Não fosse o estado de coisas que todos conhecemos e esta família de quatro andaria por estes dias aviada de trinchas, rolos, caldeiros de tinta e diluentes, a terminar as pinturas do antigo moinho do Ti Manel da Cruz, que, Deus o tenha, se o visse agora, haveria de dizer que aquilo só poderia ser obra de mafarrico.
Diz-se lá na aldeia que lhe ganhou pertença por causa de um calote velho de gente de longe, de Cardigos ou coisa que o valha, isso agora pouco importa, já ninguém vivo se lembra dos negócios de tais mortos e não é bom importuná-los no seu descanso, a uns e a outros, claro, com detalhes que só a mim interessam.
Às perguntas sobre os ditos que ouvi contar respondem-me os vivos, que já não viram sequer as velas do moinho hasteadas, com nomes de terras e de moleiros, histórias de pobreza e fome e guerras, memórias incertas, tão esmagadoras como mós.
Acerca das iniciais rabiscadas há mais de cem anos na argamassa sobre a porta do moinho nada sei, portanto. Talvez tenham pertencido mesmo a gente de longe, gente a quem as voltas da vida podem até ter roubado alguma dignidade, mas não, um século depois, o passado. A inscrição lá continua, pronta a acertar contas com os mitos de uma curiosa negociata. Há dívidas difíceis de pagar, palavra de honra.
Mas dizia eu que se o Ti Manel da Cruz fosse vivo muito se haveria ele de espantar com o seu moinho, agora com paredes da cor da farinha, e do mar, que – arrisco eu – nunca ele viu, e sobretudo por não lhe descobrir outro préstimo além de enfeitar a aldeia. Que grande mangação.
Bom, não fosse o estado de coisas que todos conhecemos e teríamos nós terminado a pintura do moinho nestas férias da Páscoa, que prometido é devido e as obras não se querem como as de Santa Engrácia. Raio do vírus.
Mais: não fosse o estado de coisas que todos conhecemos e teríamos passado também alguns destes dias noutras paragens, entre o norte transmontado e a Galiza, a descobrir Puebla de Sanabria e outras vilas de origem medieval que há muito queremos conhecer.

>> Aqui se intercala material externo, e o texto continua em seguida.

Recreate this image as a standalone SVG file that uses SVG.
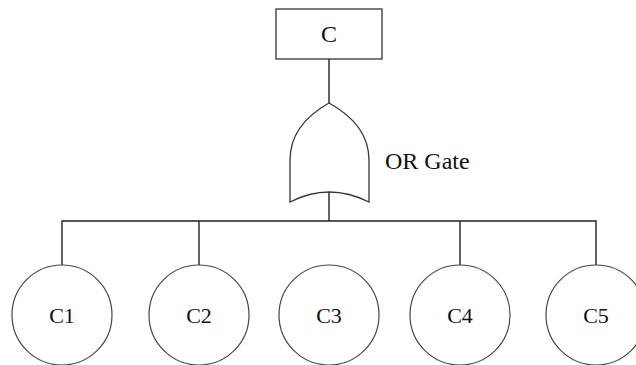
<svg xmlns="http://www.w3.org/2000/svg" width="636" height="365" viewBox="0 0 636 365">
<style>
.s{fill:#fff;stroke:#333;stroke-width:1.3}
.c{fill:#fff;stroke:#444;stroke-width:1.2}
.l{fill:none;stroke:#222;stroke-width:1.4}
.t{font-family:"Liberation Serif","Times New Roman",serif;fill:#111;text-anchor:middle}
</style>
<rect width="636" height="365" fill="#fff"/>
<g id="connectors">
<path class="l" d="M329,59 V103"/>
<path class="l" d="M329,192 V221"/>
<path class="l" d="M62,265 V221 H596 V265"/>
<path class="l" d="M199,221 V265"/>
<path class="l" d="M460,221 V265"/>
</g>
<g id="top">
<rect class="s" x="276" y="9" width="106" height="50"/>
<text class="t" x="329" y="42" font-size="24">C</text>
</g>
<g id="orgate">
<path class="s" d="M329,103 Q290,125 290,160 L290,202 Q329,182 369,202 L369,160 Q369,125 329,103 Z"/>
<text x="385" y="169" font-size="24" class="t" style="text-anchor:start">OR Gate</text>
</g>
<g id="c1"><circle class="c" cx="62" cy="315" r="50"/><text class="t" x="62" y="323" font-size="22">C1</text></g>
<g id="c2"><circle class="c" cx="199" cy="315" r="50"/><text class="t" x="199" y="323" font-size="22">C2</text></g>
<g id="c3"><circle class="c" cx="329" cy="315" r="50"/><text class="t" x="329" y="323" font-size="22">C3</text></g>
<g id="c4"><circle class="c" cx="460" cy="315" r="50"/><text class="t" x="460" y="323" font-size="22">C4</text></g>
<g id="c5"><circle class="c" cx="596" cy="315" r="50"/><text class="t" x="596" y="323" font-size="22">C5</text></g>
</svg>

Não fosse o estado de coisas que todos conhecemos e, já de regresso à Beira, participaríamos na mística procissão dos fogaréus, nas cerimónias pascais locais e nas bonitas tradições que queremos passar às miúdas.
Não fosse o estado de coisas que todos conhecemos e a esta hora já teríamos voltado ao Poço das Talhas, o pequeno paraíso escondido junto a Queixoperra que tantos já descobriram e continuam a descobrir através das novas rotas pedestres – e das redes sociais.
Não fosse o estado de coisas que todos conhecemos e já teríamos empanturrado meia dúzia de tigeladas, dois bolos da porta do forno e provavelmente também umas filhoses. Ao lanche haveria pão acabado a fazer, e ao almoço cabrito assado sobre a mesa e sericaia para os mais gulosos.
Acontece, raisparta, que continuamos em Lisboa, longe da aldeia e do nosso moinho, fartos deste isolamento voluntário-forçado, onde só nos resta fazer novos planos, contas, projetos e rascunhos, certos de que algum dia hão-de sair do papel. Certo, certo é que esta Páscoa vai ter um sabor diferente, sem o a quentura do forno a lenha, dos beijos e dos abraços. Raio do vírus, fica a dever-nos uma. Mas e a conta da saudade, quem é que a paga?